▶ **Records to use**:

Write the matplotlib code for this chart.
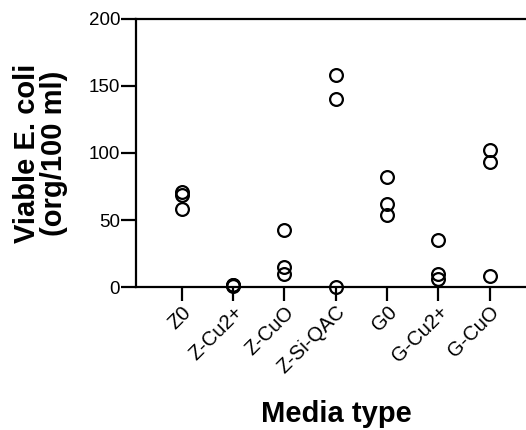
import numpy as np
import matplotlib.pyplot as plt

plt.rcParams["font.family"] = ["Liberation Sans", "DejaVu Sans"]

# -----------------------------
# Data
# -----------------------------
media = ["Z0", "Z-Cu2+", "Z-CuO", "Z-Si-QAC", "G0", "G-Cu2+", "G-CuO"]
z0 = [71, 69, 58]
z_cu2 = [2, 1.5, 1]
z_cuo = [43, 15, 10]
z_siqac = [158, 140, 0]
g0 = [82, 62, 54]
g_cu2 = [35, 10, 6]
g_cuo = [102, 93, 8]
groups = [z0, z_cu2, z_cuo, z_siqac, g0, g_cu2, g_cuo]
y_ticks = [0, 50, 100, 150, 200]

# -----------------------------
# Plot
# -----------------------------
fig = plt.figure(figsize=(5.26, 4.30), dpi=100)
ax = fig.add_axes([0.2586, 0.332, 0.76, 0.6245])

for i, vals in enumerate(groups):
    xs = np.full(len(vals), i + 1)
    ax.plot(xs, vals, "o", ms=9.2, mfc="none", mec="black", mew=1.6,
            clip_on=False, zorder=3)

ax.set_xlim(0.11, 7.9)
ax.set_ylim(0, 200)
ax.set_xticks(np.arange(1, len(media) + 1))
ax.set_xticklabels(media, rotation=45, ha="right", rotation_mode="anchor",
                   fontsize=14.5)
ax.set_yticks(y_ticks)
ax.tick_params(axis="y", labelsize=13.5, length=11, width=1.6, pad=0.5)
ax.tick_params(axis="x", length=10, width=1.6, pad=1)

for side in ["left", "top", "bottom"]:
    ax.spines[side].set_linewidth(1.6)
ax.spines["right"].set_visible(False)

ax.set_ylabel("Viable E. coli\n(org/100 ml)", fontsize=21, fontweight="bold",
              linespacing=0.95, labelpad=15)
ax.set_xlabel("Media type", fontsize=21, fontweight="bold", labelpad=16)

fig.savefig("out.png", dpi=100)
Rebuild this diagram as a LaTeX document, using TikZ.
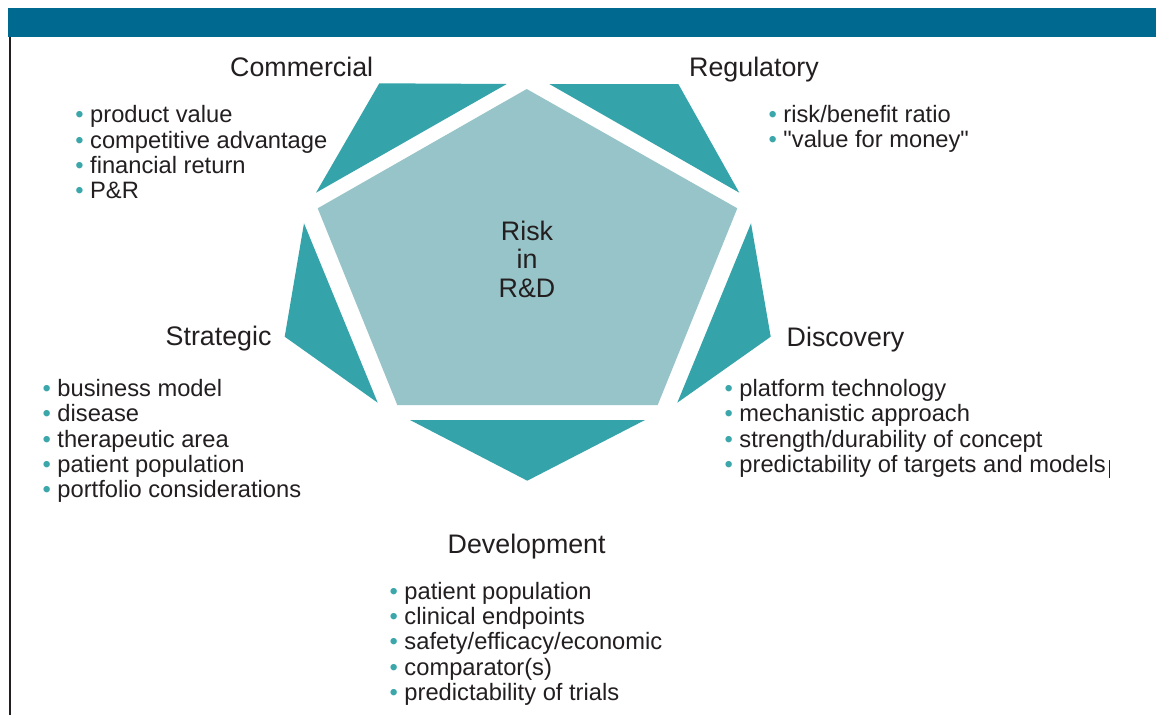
\documentclass[tikz,border=0pt]{standalone}
\usepackage{fontspec}
\setmainfont{Liberation Sans}
\definecolor{barblue}{HTML}{00698F}
\definecolor{tealdark}{HTML}{34A4AA}
\definecolor{teallight}{HTML}{97C4C8}
\definecolor{ink}{HTML}{231F20}
\definecolor{bul}{HTML}{3BA7AB}
\newcommand\bitem[1]{\textcolor{bul}{\textbullet} #1}
\begin{document}
\begin{tikzpicture}[x=1pt,y=-1pt,
  head/.style={anchor=base west, inner sep=0pt, font=\fontsize{26.8}{30}\selectfont, text=ink},
  item/.style={anchor=base west, inner sep=0pt, font=\fontsize{23.7}{25.3}\selectfont, text=ink},
  piece/.style={fill=tealdark},
  core/.style={fill=teallight}]
\useasboundingbox (0,0) rectangle (1156,715);
\fill[white] (0,0) rectangle (1156,715);
% frame
\fill[barblue] (8,8) rectangle (1156,37);
\draw[ink, line width=2] (9.5,37) -- (9.5,715);
% central pentagon
\fill[core] (526.7,89) -- (737.3,208.3) -- (657.7,405) -- (397.3,405) -- (317.7,208.3) -- cycle;
% outer pieces
\fill[piece] (379.3,83.3) -- (506.7,84) -- (316,192.7) -- cycle;
\fill[piece] (549.3,84) -- (678.3,84) -- (739.3,192.7) -- cycle;
\fill[piece] (751,223.3) -- (770.7,336.7) -- (677.3,402.7) -- cycle;
\fill[piece] (304,223.3) -- (284.7,336.7) -- (377.7,402.7) -- cycle;
\fill[piece] (410,420) -- (645,420) -- (527.3,480.7) -- cycle;
% centre text
\node[font=\fontsize{26.8}{28.8}\selectfont, align=center, anchor=base, inner sep=0pt, text=ink] (risk) at (527,297.7) {Risk\\in\\R\&D};
% headings
\node[head] (commercial) at (230,76) {Commercial};
\node[head] (regulatory) at (689,76) {Regulatory};
\node[head] (strategic) at (165.5,345.7) {Strategic};
\node[head] (discovery) at (786.5,346.7) {Discovery};
\node[head] (development) at (447.5,553.3) {Development};
% lists
\foreach \t [count=\i] in {product value, competitive advantage, financial return, P\&R}
  \node[item] (com\i) at (75.1,{122.7+(\i-1)*25.3}) {\bitem{\t}};
\foreach \t [count=\i] in {risk/benefit ratio, \textquotedbl value for money\textquotedbl}
  \node[item] (reg\i) at (768.4,{122+(\i-1)*25.3}) {\bitem{\t}};
\foreach \t [count=\i] in {business model, disease, therapeutic area, patient population, portfolio considerations}
  \node[item] (str\i) at (42.4,{396.5+(\i-1)*25.3}) {\bitem{\t}};
\foreach \t [count=\i] in {platform technology, mechanistic approach, strength/durability of concept, predictability of targets and models}
  \node[item] (dis\i) at (724.4,{396.5+(\i-1)*25.3}) {\bitem{\t}};
\foreach \t [count=\i] in {patient population, clinical endpoints, safety/efficacy/economic, comparator(s), predictability of trials}
  \node[item] (dev\i) at (389.4,{599.3+(\i-1)*25.3}) {\bitem{\t}};
% text cursor
\draw[ink, line width=1] (1109,460) -- (1109,478);
\end{tikzpicture}
\end{document}
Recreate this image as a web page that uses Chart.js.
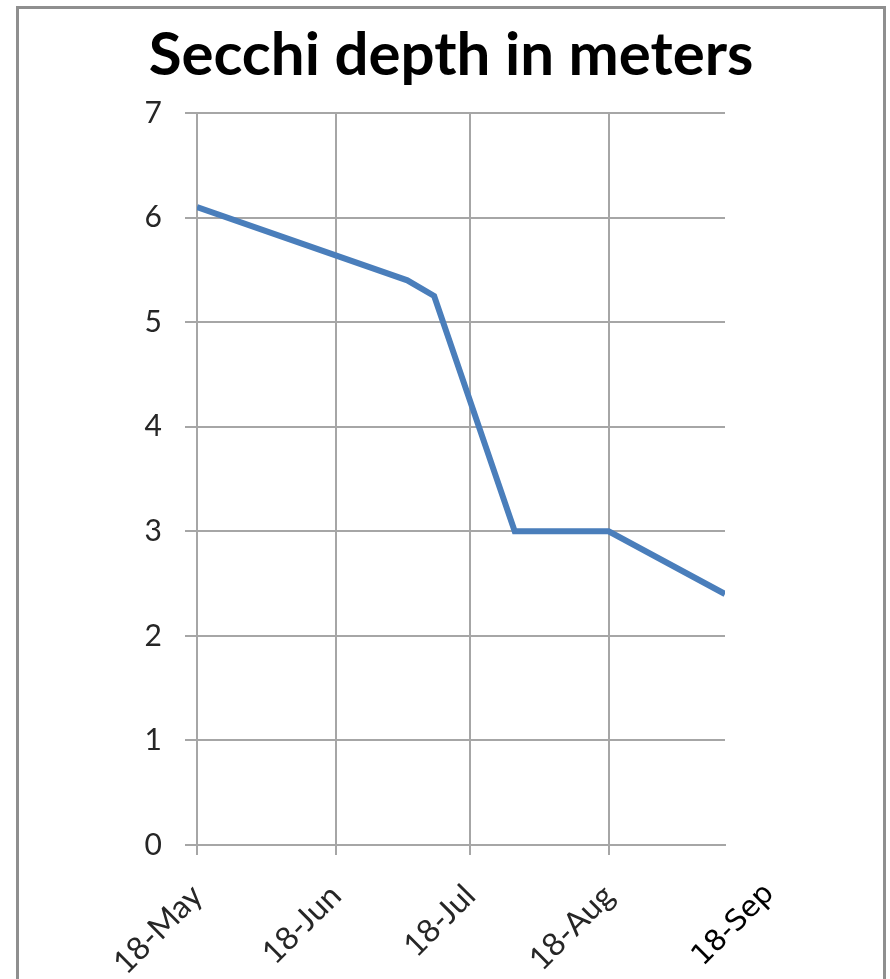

▶ **What you should do**:
Pictures stay out. Repeat only the lines from the beginning of the data through the line that has "y_ticks = [0, 50, 100, 150, 200]".

▶ **Solution below**:
Write the matplotlib code for this chart.
import numpy as np
import matplotlib.pyplot as plt

plt.rcParams["font.family"] = ["Liberation Sans", "DejaVu Sans"]

# -----------------------------
# Data
# -----------------------------
media = ["Z0", "Z-Cu2+", "Z-CuO", "Z-Si-QAC", "G0", "G-Cu2+", "G-CuO"]
z0 = [71, 69, 58]
z_cu2 = [2, 1.5, 1]
z_cuo = [43, 15, 10]
z_siqac = [158, 140, 0]
g0 = [82, 62, 54]
g_cu2 = [35, 10, 6]
g_cuo = [102, 93, 8]
groups = [z0, z_cu2, z_cuo, z_siqac, g0, g_cu2, g_cuo]
y_ticks = [0, 50, 100, 150, 200]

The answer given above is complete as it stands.